In the coming days, representatives from more than 190 countries will descend on Sharm El-Sheikh, Egypt, for the Conference of the Parties, the annual climate summit known as COP.
COP27 is being billed as the “African COP,” as planned discussions are to be centered on the impact of climate change on African nations. Yet I see headline after headline foreshadowing that the summit will likely exclude the voices of those most impacted by global warming — again.
Last year’s COP26 in Glasgow was largely considered a failure, in part because world powers ignored grassroots voices — rural farmers, Indigenous peoples, fisherfolk — who are the least responsible for climate change but bear the brunt of its harms.
It seems history is about to repeat itself.
The United Nations has criticized the Egyptian government for impeding civil society’s full participation in the summit. And a survey of hundreds of African nonprofits found that only 20 percent managed to secure the required badges and even fewer can afford the exorbitant travel costs.
“Despite Egypt being called an African COP, we’re having a very serious challenge and many countries most affected by the climate crisis won’t be represented,” Nigerian activist Goodness Dickson, who conducted the survey, told The Guardian.
I find it painfully ironic that COP27’s theme is “Together for Implementation” when grassroots voices are being ignored and suppressed. For while it is true that we are all in the fight to save our planet together, in this theater of war, some are suffering more casualties than others.
Though the African continent has contributed the least to the climate crisis, it has overwhelmingly been impacted by severe droughts and floods that have taken lives, crippled agricultural systems and displaced whole communities. All 54 African countries combined represent just 4 percent of global greenhouse gas emissions, compared to 19 percent by the U.S. alone.
At AJWS, we are seeing the same dynamic in the countries we serve, where global warming has triggered flash floods in eastern Uganda, exacerbated hunger in Guatemala and decimated ecosystems in Thailand. All combined, these countries are responsible for less than 1 percent of global greenhouse gas emissions.
Taking on the fossil fuel industry, the main culprit in this climate crisis, is a daunting endeavor. And yet we are seeing grassroots activists fighting to slow the impacts of climate change in their own communities — and winning:
- In northeast Cambodia, the central government’s plans for rubber plantations, mining and logging in the Ratanakiri Province threatened more than the region’s pristine land, lakes and rivers — it would have forced 100,000 Indigenous peoples from the place their ancestors had called home for centuries. The Highlanders Association and the Cambodia Indigenous Youth Association, both AJWS grantees, joined three other local groups to fight back. They filed a formal complaint with the International Finance Corporation (IFC), a major investor in the development project, and took their fight to the United Nations. After the IFC intervened, in September 2015, the rubber company agreed to halt development on 10,000 hectares of land, to compensate the villagers for damaged property and to collaborate with village leaders to minimize its impact on the local people.

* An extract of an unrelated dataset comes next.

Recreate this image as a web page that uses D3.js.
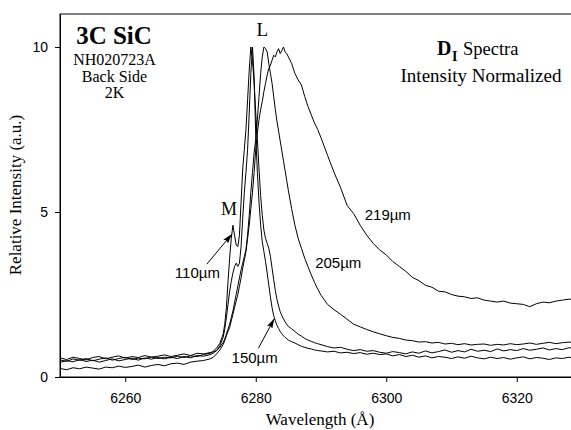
<!DOCTYPE html>
<html lang="en">
<head>
  <meta charset="utf-8">
  <title>3C SiC D_I spectra</title>
  <script src="https://d3js.org/d3.v7.min.js"></script>
  <style>
    body { margin: 0; background: #fff; }
  </style>
</head>
<body>
<script>
// wavelength grid (Angstrom), finer around the peaks
const wavelength = [
  6250, 6251, 6252, 6253, 6254, 6255, 6256, 6257, 6258, 6259, 6260, 6261,
  6262, 6263, 6264, 6265, 6266, 6267, 6268, 6269, 6270, 6271, 6272, 6273,
  6273.5, 6274, 6274.5, 6275,
  6275.25, 6275.5, 6275.75, 6276, 6276.25, 6276.5, 6276.75, 6277, 6277.25, 6277.5,
  6277.75, 6278, 6278.25, 6278.5, 6278.75, 6279, 6279.25, 6279.5, 6279.75, 6280,
  6280.25, 6280.5, 6280.75, 6281, 6281.25, 6281.5, 6281.75, 6282, 6282.25, 6282.5,
  6282.75, 6283, 6283.25, 6283.5, 6283.75, 6284, 6284.25, 6284.5, 6284.75, 6285,
  6285.5, 6286, 6286.5, 6287, 6287.5, 6288, 6288.5, 6289, 6289.5, 6290,
  6291, 6292, 6293, 6294, 6295, 6296, 6297, 6298, 6299, 6300,
  6301, 6302, 6303, 6304, 6305, 6306, 6307, 6308, 6309, 6310,
  6311, 6312, 6313, 6314, 6315, 6316, 6317, 6318, 6319, 6320,
  6321, 6322, 6323, 6324, 6325, 6326, 6327, 6328, 6329, 6330
];

const int110 = [
  0.52, 0.47, 0.55, 0.5, 0.56, 0.49, 0.54, 0.58, 0.51, 0.56, 0.6, 0.53,
  0.57, 0.55, 0.61, 0.56, 0.6, 0.58, 0.63, 0.59, 0.64, 0.62, 0.68, 0.72,
  0.78, 0.88, 1.02, 1.3,
  1.6, 2.1, 2.9, 3.6, 4.2, 4.6, 4.3, 4.0, 3.95, 4.3,
  5.3, 6.3, 6.9, 7.5, 8.4, 9.3, 10.0, 9.6, 8.9, 8.0,
  7.2, 6.3, 5.5, 4.9, 4.45, 4.2, 4.05, 3.9, 3.65, 3.3,
  2.95, 2.62, 2.35, 2.15, 1.98, 1.86, 1.76, 1.67, 1.6, 1.53,
  1.46, 1.38, 1.3, 1.24, 1.17, 1.12, 1.08, 1.04, 1.01, 0.98,
  0.92, 0.88, 0.9, 0.84, 0.8, 0.83, 0.78, 0.8, 0.75, 0.72,
  0.77, 0.74, 0.7, 0.76, 0.72, 0.79, 0.73, 0.77, 0.82, 0.75,
  0.8, 0.76, 0.84, 0.78, 0.81, 0.77, 0.85, 0.79, 0.83, 0.8,
  0.86, 0.81, 0.84, 0.88, 0.82, 0.86, 0.83, 0.89, 0.85, 0.87
];

const int150 = [
  0.44, 0.5, 0.46, 0.53, 0.47, 0.51, 0.45, 0.5, 0.55, 0.49, 0.53, 0.57,
  0.51, 0.58, 0.54, 0.59, 0.55, 0.6, 0.56, 0.62, 0.58, 0.65, 0.63, 0.68,
  0.72, 0.8, 0.95, 1.2,
  1.45, 1.8, 2.2, 2.6, 2.9, 3.15, 3.35, 3.45, 3.35, 3.45,
  3.95, 4.8, 5.6, 6.2, 6.9, 8.0, 9.2, 10.0, 9.1, 7.3,
  6.2, 5.3, 4.6, 4.1, 3.8, 3.5, 3.15, 2.78, 2.42, 2.1,
  1.86, 1.7, 1.57, 1.47, 1.38, 1.31, 1.25, 1.2, 1.16, 1.12,
  1.07, 1.03, 0.98, 0.93, 0.9, 0.87, 0.85, 0.82, 0.8, 0.79,
  0.76, 0.78, 0.73, 0.75, 0.71, 0.74, 0.69, 0.72, 0.68, 0.7,
  0.64, 0.68, 0.62, 0.66, 0.6, 0.64, 0.58, 0.62, 0.6, 0.56,
  0.61, 0.57, 0.63, 0.58, 0.55, 0.6, 0.56, 0.59, 0.54, 0.58,
  0.61, 0.55, 0.59, 0.57, 0.53, 0.58, 0.56, 0.6, 0.55, 0.58
];

const int205 = [
  0.58, 0.53, 0.6, 0.56, 0.52, 0.59, 0.62, 0.55, 0.6, 0.64, 0.57, 0.62,
  0.59, 0.65, 0.6, 0.63, 0.67, 0.62, 0.66, 0.7, 0.65, 0.72, 0.7, 0.74,
  0.76, 0.8, 0.9, 1.05,
  1.15, 1.3, 1.45, 1.6, 1.8, 2.0, 2.25, 2.5, 2.75, 3.0,
  3.25, 3.45, 3.65, 3.85, 4.3, 4.9, 5.6, 6.2, 6.8, 7.2,
  7.8, 8.5, 9.2, 9.7, 10.0, 9.95, 9.85, 9.5, 9.2, 8.9,
  8.5, 8.1, 7.75, 7.45, 7.15, 6.85, 6.55, 6.25, 5.95, 5.65,
  5.1, 4.6, 4.2, 3.9, 3.6, 3.35, 3.1, 2.87, 2.66, 2.48,
  2.2, 2.04, 1.9, 1.75, 1.6, 1.52, 1.44, 1.37, 1.31, 1.25,
  1.2, 1.17, 1.12, 1.1, 1.06, 1.07, 1.03, 1.05, 1.0, 1.02,
  0.98, 1.01, 0.97, 0.99, 1.0, 0.96, 0.99, 0.97, 1.01, 0.98,
  1.0, 1.03, 0.99, 1.02, 1.05, 1.01, 1.04, 1.06, 1.03, 1.07
];

const int219 = [
  0.26, 0.22, 0.28, 0.25, 0.3, 0.27, 0.24, 0.3, 0.28, 0.33, 0.29, 0.32,
  0.36, 0.3, 0.35, 0.38, 0.34, 0.4, 0.42, 0.38, 0.45, 0.48, 0.5, 0.55,
  0.6, 0.7, 0.82, 0.98,
  1.1, 1.25, 1.38, 1.5, 1.7, 1.9, 2.1, 2.3, 2.5, 2.75,
  3.0, 3.3, 3.55, 3.8, 4.2, 4.6, 5.1, 5.6, 6.2, 6.9,
  7.4, 7.8, 8.1, 8.35, 8.65, 8.9, 9.15, 9.35, 9.45, 9.6,
  9.75, 9.7, 9.85, 9.95, 9.8, 9.9, 10.0, 9.85, 9.8, 9.7,
  9.5, 9.2, 9.0, 8.85, 8.5, 8.2, 7.95, 7.7, 7.5, 7.25,
  6.72, 6.2, 5.74, 5.2, 4.95, 4.6, 4.3, 4.05, 3.85, 3.7,
  3.5, 3.35, 3.2, 3.02, 2.92, 2.78, 2.72, 2.6, 2.58, 2.5,
  2.45, 2.43, 2.38, 2.4, 2.33, 2.3, 2.27, 2.3, 2.24, 2.22,
  2.2, 2.13, 2.22, 2.27, 2.25, 2.3, 2.33, 2.36, 2.34, 2.38
];

const xTicks = [6260, 6280, 6300, 6320];
const yTicks = [0, 5, 10];

// curve labels and arrows, in data coordinates
const curveLabels = [
  { text: "110\u00b5m", wl: 6267.6, v: 3.0 },
  { text: "150\u00b5m", wl: 6276.3, v: 0.42 },
  { text: "205\u00b5m", wl: 6289.1, v: 3.3 },
  { text: "219\u00b5m", wl: 6296.7, v: 4.76 }
];
const arrows = [
  { from: [6272.5, 3.42], to: [6276.35, 4.33] },
  { from: [6280.4, 0.87], to: [6282.85, 1.77] }
];

const W = 571, H = 430;
const serif = "'Liberation Serif', 'Times New Roman', serif";
const sans = "'Liberation Sans', Arial, sans-serif";

const x = d3.scaleLinear().domain([6250, 6330]).range([60, 582]);
const y = d3.scaleLinear().domain([0, 11]).range([377, 14]);

const svg = d3.select("body").append("svg")
  .attr("width", W)
  .attr("height", H);

svg.append("defs").append("clipPath").attr("id", "plot")
  .append("rect")
  .attr("x", x(6250)).attr("y", y(11))
  .attr("width", x(6330) - x(6250)).attr("height", y(0) - y(11));

svg.select("defs").append("marker")
  .attr("id", "head")
  .attr("viewBox", "0 0 10 6")
  .attr("refX", 10).attr("refY", 3)
  .attr("markerWidth", 10).attr("markerHeight", 6)
  .attr("markerUnits", "userSpaceOnUse")
  .attr("orient", "auto")
  .append("path")
  .attr("d", "M0,0 L10,3 L0,6 L2,3 Z")
  .attr("fill", "#000");

// frame
svg.append("rect")
  .attr("x", x(6250)).attr("y", y(11))
  .attr("width", x(6330) - x(6250)).attr("height", y(0) - y(11))
  .attr("fill", "none").attr("stroke", "#000").attr("stroke-width", 1);

// spectra
const line = d3.line()
  .x((d, i) => x(wavelength[i]))
  .y(d => y(d));

svg.append("g").attr("clip-path", "url(#plot)")
  .selectAll("path")
  .data([int219, int205, int150, int110])
  .enter()
  .append("path")
  .attr("d", line)
  .attr("fill", "none")
  .attr("stroke", "#000")
  .attr("stroke-width", 1)
  .attr("stroke-linejoin", "round");

// axes
const xAxis = svg.append("g")
  .attr("transform", "translate(0," + y(0) + ")")
  .call(d3.axisBottom(x).tickValues(xTicks).tickSize(5).tickSizeOuter(0).tickPadding(11)
    .tickFormat(d3.format("d")));
const yAxis = svg.append("g")
  .attr("transform", "translate(" + x(6250) + ",0)")
  .call(d3.axisLeft(y).tickValues(yTicks).tickSize(5).tickSizeOuter(0).tickPadding(7)
    .tickFormat(d3.format("d")));

[xAxis, yAxis].forEach(a => {
  a.selectAll("path, line").attr("stroke", "#000");
  a.selectAll("text")
    .attr("fill", "#000")
    .style("font-family", sans)
    .style("font-size", "14px");
});

// axis titles
svg.append("text")
  .attr("x", 320).attr("y", 425)
  .attr("text-anchor", "middle")
  .style("font-family", serif).style("font-size", "17px")
  .text("Wavelength (\u00c5)");

svg.append("text")
  .attr("transform", "translate(21,195) rotate(-90)")
  .attr("text-anchor", "middle")
  .style("font-family", serif).style("font-size", "17px")
  .text("Relative Intensity (a.u.)");

// sample block, top left
svg.append("text")
  .attr("x", 114).attr("y", 44)
  .attr("text-anchor", "middle")
  .style("font-family", serif).style("font-size", "25px").style("font-weight", "bold")
  .text("3C SiC");

["NH020723A", "Back Side", "2K"].forEach((t, i) => {
  svg.append("text")
    .attr("x", 114.5).attr("y", 65 + i * 16.5)
    .attr("text-anchor", "middle")
    .style("font-family", serif).style("font-size", "16px")
    .text(t);
});

// top right title
const dTitle = svg.append("text")
  .attr("y", 55)
  .style("font-family", serif);
dTitle.append("tspan").attr("x", 437)
  .style("font-size", "20px").style("font-weight", "bold").text("D");
dTitle.append("tspan").attr("x", 452).attr("dy", 6)
  .style("font-size", "14px").style("font-weight", "bold").text("I");
dTitle.append("tspan").attr("x", 463).attr("dy", -6)
  .style("font-size", "18.5px").text("Spectra");

svg.append("text")
  .attr("x", 481).attr("y", 82)
  .attr("text-anchor", "middle")
  .style("font-family", serif).style("font-size", "19px")
  .text("Intensity Normalized");

// peak markers
svg.append("text")
  .attr("x", x(6281)).attr("y", y(10.33))
  .attr("text-anchor", "middle")
  .style("font-family", serif).style("font-size", "19px")
  .text("L");
svg.append("text")
  .attr("x", x(6275.9)).attr("y", y(4.91))
  .attr("text-anchor", "middle")
  .style("font-family", serif).style("font-size", "18px")
  .text("M");

svg.selectAll(".clabel")
  .data(curveLabels)
  .enter()
  .append("text")
  .attr("class", "clabel")
  .attr("x", d => x(d.wl))
  .attr("y", d => y(d.v))
  .style("font-family", sans).style("font-size", "15px")
  .text(d => d.text);

svg.selectAll(".arrow")
  .data(arrows)
  .enter()
  .append("line")
  .attr("class", "arrow")
  .attr("x1", d => x(d.from[0])).attr("y1", d => y(d.from[1]))
  .attr("x2", d => x(d.to[0])).attr("y2", d => y(d.to[1]))
  .attr("stroke", "#000").attr("stroke-width", 1)
  .attr("marker-end", "url(#head)");
</script>
</body>
</html>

- In El Salvador, years of heavy metal mining was poisoning the land and its people. Potable water became increasingly scarce as an estimated 90 percent of surface water was polluted by heavy metals, toxic chemicals and waste. As this crisis deepened, a coalition of 12 grassroots organizations supported by AJWS launched a campaign to ban metal mining. After more than a decade of pressuring the government and organizing rallies that drew thousands of people, in 2017, El Salvador became the first country in the world to ban metallic mining.
- For decades, the Kenyan government had been forcibly evicting the Indigenous Ogiek people from their land in the Rift Valley and selling it to lumber companies. In 2009, with the support of AJWS grantee Ogiek Peoples’ Development Program, the group took the government to court to protect their land, culture and way of life. After years of legal setbacks, this past June, the Ogiek people secured a monumental legal victory. The African Court on Human and Peoples’ Rights unanimously dismissed the government’s objections, granted the Ogiek people collective land titles and guaranteed them unhindered use and enjoyment of their land. The court also awarded them reparations in the amount of 157,850,000 Kenyan shillings (about $1.33M U.S.). Now, not only can the Ogiek people continue their vital work of planting hundreds of thousands of trees to help slow the impacts of climate change, but their case sets a legal precedent that can help millions of Indigenous people across the continent.
These are just a handful of the victories that have played out over the years as AJWS continues to support grassroots movements fighting against the devastating effects of the climate crisis.
In moments when our efforts suffer setbacks, I am reminded of these stories and of the importance of focused strategies, perseverance and hope. None of these victories happened quickly — in fact they rarely happen in a year or even two years — yet these climate justice warriors have proven that it is possible to win.
While the world may ignore many of the powerful grassroots voices seeking to be heard on global stages like COP27, I have faith that the climate justice work of our grantee-partners and their allies will one day be recognized. Until then, I’ll keep you posted on their successes and challenges, and I hope you are as invigorated as I am by their victories.